*** Data rows ***

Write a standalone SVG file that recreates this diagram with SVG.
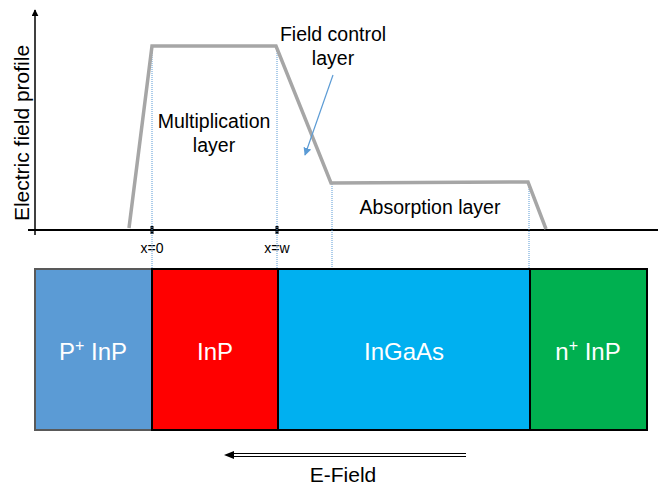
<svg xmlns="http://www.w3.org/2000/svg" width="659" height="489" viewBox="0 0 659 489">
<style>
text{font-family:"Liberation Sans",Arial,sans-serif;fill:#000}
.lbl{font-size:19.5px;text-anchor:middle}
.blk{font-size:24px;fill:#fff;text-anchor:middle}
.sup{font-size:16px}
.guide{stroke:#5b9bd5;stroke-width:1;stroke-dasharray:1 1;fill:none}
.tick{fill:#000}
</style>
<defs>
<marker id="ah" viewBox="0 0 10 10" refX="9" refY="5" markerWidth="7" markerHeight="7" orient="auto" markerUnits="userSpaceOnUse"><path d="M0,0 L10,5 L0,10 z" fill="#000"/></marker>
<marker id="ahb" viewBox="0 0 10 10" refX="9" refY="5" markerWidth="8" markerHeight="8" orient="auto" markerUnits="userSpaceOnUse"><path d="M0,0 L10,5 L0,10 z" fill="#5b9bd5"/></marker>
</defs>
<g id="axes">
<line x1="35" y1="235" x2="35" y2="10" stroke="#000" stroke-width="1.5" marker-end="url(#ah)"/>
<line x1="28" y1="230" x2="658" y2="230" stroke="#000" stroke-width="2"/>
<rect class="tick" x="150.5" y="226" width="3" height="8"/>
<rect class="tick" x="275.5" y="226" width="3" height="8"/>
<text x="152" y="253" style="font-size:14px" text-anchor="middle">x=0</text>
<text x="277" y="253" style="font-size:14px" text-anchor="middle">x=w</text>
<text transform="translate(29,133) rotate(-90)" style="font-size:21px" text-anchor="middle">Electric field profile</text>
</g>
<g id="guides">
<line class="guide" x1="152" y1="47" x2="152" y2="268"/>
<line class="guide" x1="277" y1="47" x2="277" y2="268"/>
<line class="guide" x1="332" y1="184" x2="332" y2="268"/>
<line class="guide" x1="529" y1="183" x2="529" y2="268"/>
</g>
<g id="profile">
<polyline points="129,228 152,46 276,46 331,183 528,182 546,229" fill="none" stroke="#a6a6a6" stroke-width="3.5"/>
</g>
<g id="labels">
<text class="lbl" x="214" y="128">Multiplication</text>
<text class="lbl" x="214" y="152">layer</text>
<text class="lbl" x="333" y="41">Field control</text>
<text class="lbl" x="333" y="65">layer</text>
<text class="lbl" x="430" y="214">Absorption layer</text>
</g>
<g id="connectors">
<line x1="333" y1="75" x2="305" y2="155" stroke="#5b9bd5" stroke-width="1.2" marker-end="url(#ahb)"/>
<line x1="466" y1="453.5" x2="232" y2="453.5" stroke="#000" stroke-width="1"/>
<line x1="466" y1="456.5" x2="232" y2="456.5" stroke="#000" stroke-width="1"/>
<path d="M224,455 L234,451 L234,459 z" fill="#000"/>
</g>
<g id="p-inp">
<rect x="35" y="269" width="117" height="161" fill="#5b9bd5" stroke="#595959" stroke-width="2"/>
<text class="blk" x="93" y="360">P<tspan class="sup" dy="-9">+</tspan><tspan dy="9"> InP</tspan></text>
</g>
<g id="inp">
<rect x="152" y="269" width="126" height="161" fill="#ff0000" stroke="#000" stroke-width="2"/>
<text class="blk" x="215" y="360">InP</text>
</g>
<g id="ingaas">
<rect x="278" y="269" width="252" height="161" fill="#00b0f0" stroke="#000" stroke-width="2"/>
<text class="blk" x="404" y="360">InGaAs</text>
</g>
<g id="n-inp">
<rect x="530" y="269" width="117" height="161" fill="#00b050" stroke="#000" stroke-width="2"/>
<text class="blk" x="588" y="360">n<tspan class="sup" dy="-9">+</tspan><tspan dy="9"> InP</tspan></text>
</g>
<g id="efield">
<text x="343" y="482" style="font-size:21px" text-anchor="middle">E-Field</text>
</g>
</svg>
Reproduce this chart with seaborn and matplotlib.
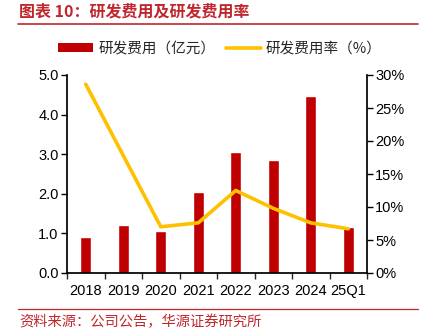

***

§ **What is needed**: From the data above, copy each line where the string "with" appears.

§ **Output of the task**:
Write a standalone SVG file that recreates this diagram with SVG.
Reproduce this chart with seaborn and matplotlib.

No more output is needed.